L’errore devastante fu l’attacco alla Grecia, mal preparato dagli intrighi di Ciano e dei servizi segreti, che affermavano di aver corrotto i generali greci. Nessuno riuscì a distogliere Mussolini dalla pericolosità dell’impresa. Badoglio si limitò ad esprimere il suo dissenso in chiacchiere di circostanza per essere assolto davanti alla storia. Questa nuova campagna militare, tutto sommato cara ai nostri generali, che finalmente potevano combattere una guerra di fanteria alla portata delle loro limitate conoscenze e delle loro scarse qualità, comportò un impegno logistico gravoso che si aggiunse a quello dei rifornimenti per la Libia. Sconfitti a fine anno dagli inglesi e messi alle corde dai greci, gli italiani dovettero accettare il necessario aiuto tedesco, con relativa subordinazione.

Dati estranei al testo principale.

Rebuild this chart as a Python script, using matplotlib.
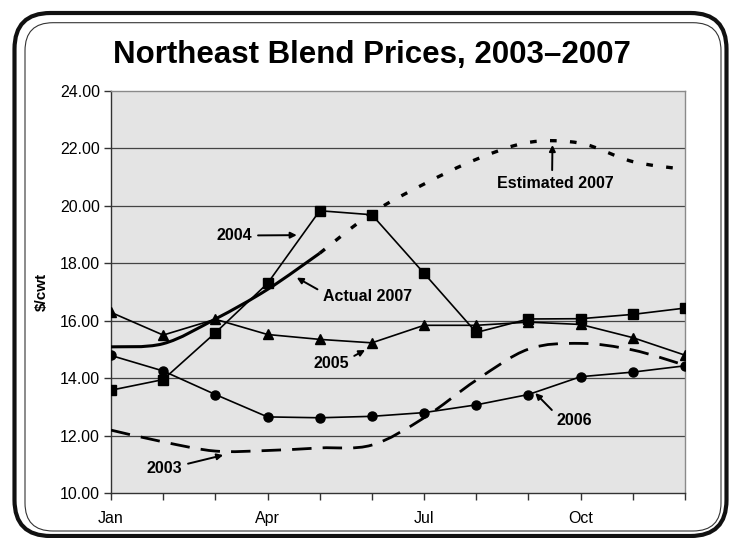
import numpy as np
import matplotlib
matplotlib.use('Agg')
import matplotlib.pyplot as plt
from matplotlib.path import Path
from matplotlib.patches import PathPatch, FancyBboxPatch
from matplotlib.transforms import IdentityTransform

plt.rcParams['font.family'] = ['Liberation Sans', 'DejaVu Sans']

# ============================
# Datos ($/cwt)
# ============================
months = ['Jan', 'Feb', 'Mar', 'Apr', 'May', 'Jun',
          'Jul', 'Aug', 'Sep', 'Oct', 'Nov', 'Dec']
shown_months = ['Jan', 'Apr', 'Jul', 'Oct']

p2003 = [12.19, 11.78, 11.46, 11.48, 11.57, 11.67, 12.62, 13.93, 15.01, 15.21, 14.98, 14.45]
p2004 = [13.58, 13.95, 15.58, 17.30, 19.83, 19.69, 17.65, 15.59, 16.06, 16.07, 16.22, 16.44]
p2005 = [16.29, 15.50, 16.05, 15.52, 15.35, 15.23, 15.84, 15.84, 15.95, 15.87, 15.41, 14.80]
p2006 = [14.79, 14.25, 13.43, 12.65, 12.62, 12.67, 12.80, 13.07, 13.43, 14.05, 14.21, 14.43]
actual_2007 = [15.09, 15.20, 16.06, 17.09, 18.35]
estimated_2007 = [18.35, 19.75, 20.76, 21.62, 22.21, 22.18, 21.54, 21.27]  # May..Dec

x_all = np.arange(len(months))


def smooth_path(xs, ys):
    # curva suavizada tipo Excel (Bezier cúbica entre puntos)
    pts = np.column_stack([xs, ys]).astype(float)
    n = len(pts)
    verts = [pts[0]]
    codes = [Path.MOVETO]
    for i in range(n - 1):
        p0 = pts[i - 1] if i > 0 else pts[i]
        p1 = pts[i]
        p2 = pts[i + 1]
        p3 = pts[i + 2] if i + 2 < n else pts[i + 1]
        c1 = p1 + (p2 - p0) / 6.0
        c2 = p2 - (p3 - p1) / 6.0
        verts += [c1, c2, p2]
        codes += [Path.CURVE4] * 3
    return Path(verts, codes)


fig = plt.figure(figsize=(7.38, 5.38), dpi=100)
ax = fig.add_axes([111 / 738, 1 - 493 / 538, 574 / 738, 402 / 538])
ax.set_facecolor('#e4e4e4')

# líneas de cuadrícula
for yv in [12, 14, 16, 18, 20, 22]:
    ax.axhline(yv, color='#444444', linewidth=0.9, zorder=1)

# 2003 (discontinua suavizada)
ax.add_patch(PathPatch(smooth_path(x_all, p2003), fill=False, edgecolor='black',
                       linewidth=2.0, linestyle=(0, (7, 4)), zorder=3))
# 2007 real (gruesa suavizada)
ax.add_patch(PathPatch(smooth_path(x_all[:5], actual_2007), fill=False, edgecolor='black',
                       linewidth=2.2, zorder=3, capstyle='butt'))
# 2007 estimado (punteada suavizada)
ax.add_patch(PathPatch(smooth_path(x_all[4:], estimated_2007), fill=False, edgecolor='black',
                       linewidth=2.4, linestyle=(0, (2, 4)), zorder=3))

ax.plot(x_all, p2004, color='black', linewidth=1.2, marker='s', markersize=6.5, zorder=4)
ax.plot(x_all, p2005, color='black', linewidth=1.2, marker='^', markersize=7, zorder=4)
ax.plot(x_all, p2006, color='black', linewidth=1.2, marker='o', markersize=6.5, zorder=4)

# Ejes
ax.set_xlim(0, 11)
ax.set_ylim(10, 24)
ax.set_yticks(np.arange(10, 25, 2))
ax.set_yticklabels(['%.2f' % v for v in np.arange(10, 25, 2)])
ax.set_xticks(x_all)
ax.set_xticklabels([m if m in shown_months else '' for m in months])
ax.tick_params(axis='both', direction='out', length=5, width=1, color='#333333',
               labelsize=11.5, labelcolor='black')
ax.tick_params(axis='x', pad=8)
ax.tick_params(axis='y', pad=3)
for s in ['top', 'right']:
    ax.spines[s].set_color('#8a8a8a')
for s in ['left', 'bottom']:
    ax.spines[s].set_color('#333333')
for s in ax.spines.values():
    s.set_linewidth(1.0)

ax.set_ylabel('$/cwt', fontsize=11, fontweight='bold')
ax.yaxis.set_label_coords(-0.108, 0.5)

# Anotaciones
arr = dict(arrowstyle='-|>', color='black', lw=1.4, mutation_scale=9, shrinkA=2, shrinkB=0)
lab = dict(fontsize=11.5, fontweight='bold', ha='center', va='center')
ax.annotate('2004', xy=(3.56, 18.98), xytext=(2.37, 18.97),
            arrowprops=dict(arr, relpos=(1, 0.5)), **lab)
ax.annotate('Actual 2007', xy=(3.56, 17.50), xytext=(4.91, 16.86),
            arrowprops=dict(arr, relpos=(0, 0.75)), **lab)
ax.annotate('2005', xy=(4.87, 14.98), xytext=(4.22, 14.52),
            arrowprops=dict(arr, relpos=(1, 0.8)), **lab)
ax.annotate('2003', xy=(2.15, 11.32), xytext=(1.03, 10.87),
            arrowprops=dict(arr, relpos=(1, 0.7)), **lab)
ax.annotate('2006', xy=(8.13, 13.48), xytext=(8.88, 12.54),
            arrowprops=dict(arr, relpos=(0, 0.85)), **lab)
ax.annotate('Estimated 2007', xy=(8.46, 22.12), xytext=(8.52, 20.79),
            arrowprops=dict(arr, relpos=(0.47, 1)), **lab)

# Título
fig.text(372 / 738, (538 - 63.3) / 538, 'Northeast Blend Prices, 2003\u20132007',
         ha='center', va='baseline', fontsize=22.5, fontweight='bold')

# Marco redondeado doble (en píxeles)
H = 538
outer = FancyBboxPatch((14.5, H - 536), 726.5 - 14.5, 536 - 13,
                       boxstyle='round,pad=0,rounding_size=36', fill=False,
                       edgecolor='#111111', linewidth=3.0, transform=IdentityTransform())
inner = FancyBboxPatch((25, H - 531), 721 - 25, 531 - 22.7,
                       boxstyle='round,pad=0,rounding_size=28', fill=False,
                       edgecolor='#333333', linewidth=0.8, transform=IdentityTransform())
fig.add_artist(outer)
fig.add_artist(inner)

fig.savefig('out.png', dpi=100)
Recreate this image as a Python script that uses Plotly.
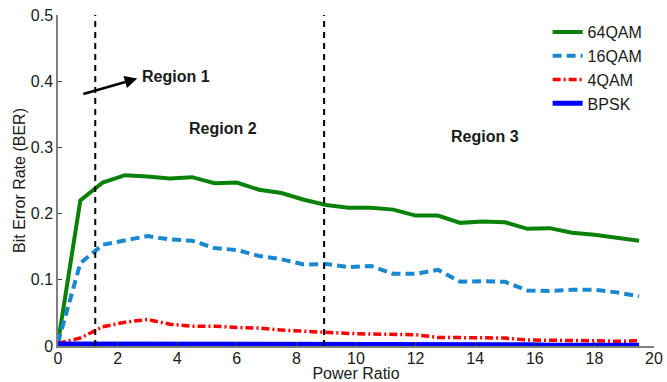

Una notevole letteratura storiografica parla di tradimento o di sabotaggio nei confronti del fascismo e di Mussolini. Penso sia molto difficile provarlo, ma è lampante l’incapacità e l’incompetenza degli alti comandanti militari, in gran parte espressione dei circoli di corte e delle logge massoniche. “La Massoneria, sgretolata a colpi furiosi dal fascismo, sgretolò il fascismo con lenta azione corrosiva”[6] .
[1] Francocci Guido, la Massoneria nei suoi valori storici e ideali, Edizioni Giovanni Bolla, Milano 1950, pag. 237. Si tratta di un’edizione fuori commercio destinata ai soli massoni. Guido Francocci era gran maestro aggiunto del Grande Oriente d’Italia, l’obbedienza massonica con più adepti in Italia, in clandestinità durante il fascismo.
[2] Giorgerini Giorgio, la guerra italiana sul mare, Mondadori, Milano 2001, pag. 91.
[3] Nella Marina Militare i nomi delle navi sono sempre al maschile se non viene specificata la categoria, ad es. la corazzata Cesare oppure il Cesare. È una tradizione che ebbe inizio durante il governo fascista ma si è consolidata ai nostri giorni. Strano che i paladini del politicamente corretto non se ne siano accorti.
[4] Colliva Giuliano, Ritratto segreto dell’Aeronautica italiana nella Seconda Guerra Mondiale, in Storia Militare, n.63 del dicembre 1998.
[5] Giorgerini Giorgio, op.cit., pag. 196.
[6] Francocci Guido, op.cit., pag. 248.